Irish budget carrier Ryanair has confirmed it will appeal the European Commission’s (EC) decision, 27 June, to block its proposed takeover of fellow Irish carrier Aer Lingus.
Ryanair had already reiterated its intention to challenge any prohibition ruling from the EC during a pre-emptive press conference held in Brussels yesterday at which it attacked the EC’s decision, formally announced today.
The airline has today confirmed it will appeal the decision at the European Court of First Instance and underlined its confidence that the prohibition decision will be overturned.
Ryanair has argued blocking the tie-up would be politically motivated and inconsistent with previous EC decisions on airline mergers.
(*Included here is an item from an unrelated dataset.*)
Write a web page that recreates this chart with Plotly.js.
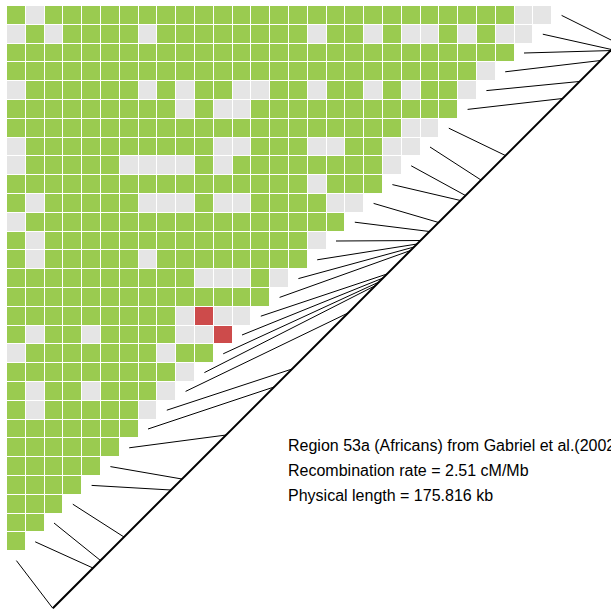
<!DOCTYPE html>
<html>
<head>
<meta charset="utf-8">
<script src="https://cdn.plot.ly/plotly-3.0.1.min.js"></script>
<style>
  html, body { margin: 0; padding: 0; background: #fff; }
  #chart { width: 611px; height: 610px; }
</style>
</head>
<body>
<div id="chart"></div>
<script>
// ---- DATA ----
// SNP physical positions (kb), from the first SNP (bottom-left) to the last (top-right)
const snpPositionsKb = [0, 12.52, 14.86, 22.17, 36.80, 40.22, 53.91, 68.86, 74.45, 91.89,
  100.43, 101.54, 102.77, 104.03, 111.34, 112.42, 113.36, 114.44, 117.25, 120.06,
  126.90, 128.45, 133.28, 140.89, 158.64, 163.94, 170.46, 173.56, 173.89, 175.816];
const physicalLengthKb = 175.816;
const recombinationRate = 2.51;

// LD block class per cell, top row first: 0 = no strong LD (grey), 1 = strong LD (green), 2 = recombination (red)
const ldClass = [
  [1,0,1,1,1,1,1,1,1,1,1,1,1,1,1,1,1,1,1,1,1,1,1,1,1,1,1,0,0],
  [0,1,0,1,1,1,1,0,1,1,1,1,1,1,1,1,0,1,1,0,1,0,0,1,0,1,0,0],
  [1,1,1,1,1,1,1,1,1,1,1,1,1,1,1,1,1,1,1,1,1,1,1,1,1,1,1],
  [1,1,1,1,1,1,1,1,1,1,1,1,1,1,1,1,1,1,1,1,1,1,1,1,1,0],
  [0,1,1,1,1,1,1,0,1,0,1,1,0,0,1,1,0,1,1,0,1,0,1,1,0],
  [1,1,1,1,1,1,1,1,1,0,1,0,0,1,1,1,1,1,1,1,1,1,1,1],
  [1,1,1,1,1,1,1,1,1,1,1,1,1,1,1,1,1,1,1,1,1,0,0],
  [0,1,1,1,1,1,1,1,1,1,1,0,0,1,1,1,0,0,1,1,0,0],
  [0,1,1,1,1,1,0,0,0,0,1,0,1,1,1,1,1,1,1,1,0],
  [1,1,1,1,1,1,1,1,1,1,1,1,1,1,1,1,0,1,1,1],
  [1,0,1,1,1,1,1,0,0,0,1,0,0,1,1,1,1,0,0],
  [0,1,1,1,1,1,1,1,1,1,1,1,1,1,1,1,1,1],
  [1,0,1,1,1,1,1,1,1,1,1,1,1,1,1,1,0],
  [1,0,1,1,1,1,1,0,1,1,1,1,1,1,1,1],
  [1,1,1,1,1,1,1,1,1,1,0,0,0,1,0],
  [1,1,1,1,1,1,1,1,1,1,1,1,1,1],
  [1,1,1,1,1,1,1,1,1,0,2,0,0],
  [1,0,1,1,0,1,1,1,1,0,0,2],
  [0,1,1,1,1,1,1,1,0,1,1],
  [1,1,1,1,1,1,1,1,1,0],
  [1,0,1,1,0,1,1,1,0],
  [1,0,1,1,1,1,1,0],
  [1,1,1,1,1,1,1],
  [1,1,1,1,1,1],
  [1,1,1,1,1],
  [1,1,1,1],
  [1,1,1],
  [1,1],
  [1]
];
const classColors = ['#e5e5e5', '#9acb50', '#cd4b4b'];
const infoLines = [
  'Region 53a (Africans) from Gabriel et al.(2002)',
  'Recombination rate = ' + recombinationRate.toFixed(2) + ' cM/Mb',
  'Physical length = ' + physicalLengthKb.toFixed(3) + ' kb'
];

// ---- GEOMETRY (cell units) ----
const nSnp = snpPositionsKb.length;
const nRows = ldClass.length;
const diagOffset = 34.47;   // x + y of the physical-position axis
const vMin = -29.6, vMax = 30.5; // extent along the axis (x - y)
const startGap = 0.5;

// Heatmap
const z = [];
for (let i = 0; i < nRows; i++) {
  const row = [];
  for (let j = 0; j < nRows; j++) row.push(j < ldClass[i].length ? ldClass[i][j] : null);
  z.push(row);
}
const centers = Array.from({length: nRows}, (_, k) => k + 0.5);

// Connector lines
const lx = [], ly = [];
for (let i = 0; i < nSnp; i++) {
  const pos = snpPositionsKb[nSnp - 1 - i];
  const v = vMin + (pos / physicalLengthKb) * (vMax - vMin);
  const nCells = nRows - i;
  lx.push(nCells + startGap, (diagOffset + v) / 2, null);
  ly.push(i + 0.5, (diagOffset - v) / 2, null);
}
const dx = [(diagOffset + vMin) / 2, (diagOffset + vMax) / 2];
const dy = [(diagOffset - vMin) / 2, (diagOffset - vMax) / 2];

const traces = [
  {
    type: 'heatmap', z: z, x: centers, y: centers,
    zmin: 0, zmax: 2,
    colorscale: [[0, classColors[0]], [0.5, classColors[1]], [1, classColors[2]]],
    showscale: false, xgap: 1, ygap: 1, hoverinfo: 'skip'
  },
  {
    type: 'scatter', mode: 'lines', x: lx, y: ly,
    line: {color: '#000', width: 1}, hoverinfo: 'skip', connectgaps: false
  },
  {
    type: 'scatter', mode: 'lines', x: dx, y: dy,
    line: {color: '#000', width: 2}, hoverinfo: 'skip'
  }
];

const pxScale = 18.8;
const layout = {
  width: 611, height: 610,
  margin: {l: 0, r: 0, t: 0, b: 0, pad: 0},
  paper_bgcolor: '#fff', plot_bgcolor: '#fff',
  showlegend: false,
  xaxis: {range: [-7 / pxScale, 604 / pxScale], visible: false, fixedrange: true},
  yaxis: {range: [604 / pxScale, -6 / pxScale], visible: false, fixedrange: true},
  annotations: infoLines.map((t, k) => ({
    text: t, x: 14.84, y: 23.38 + k * 1.33, xref: 'x', yref: 'y',
    xanchor: 'left', yanchor: 'middle', showarrow: false,
    font: {family: 'Liberation Sans, Arial, sans-serif', size: 16, color: '#000'}
  }))
};

Plotly.newPlot('chart', traces, layout, {displayModeBar: false, staticPlot: true});
</script>
</body>
</html>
It says the decision should be overturned because it marks the first time the EC has prohibited a merger between two companies holding less than 5% of the EU market, that it goes against larger airline mergers previously approved, and marks the first time an EU airline merger offered guaranteed fare reductions of over €100 million per year.
This last point was included in a number of remedies offered by Ryanair to head off competition concerns.
For its part the EC argues the Ryanair-Aer Lingus tie-up differs from previous airline mergers because it marks the first time it has assessed a merger of the two largest airlines from a single country, both with significant operations at the same base airport.
It also describes the number of overlapping routes as unprecedented, stating that there are 35 routes where the two carriers would hold a monopolistic or dominant position as a result of a tie-up.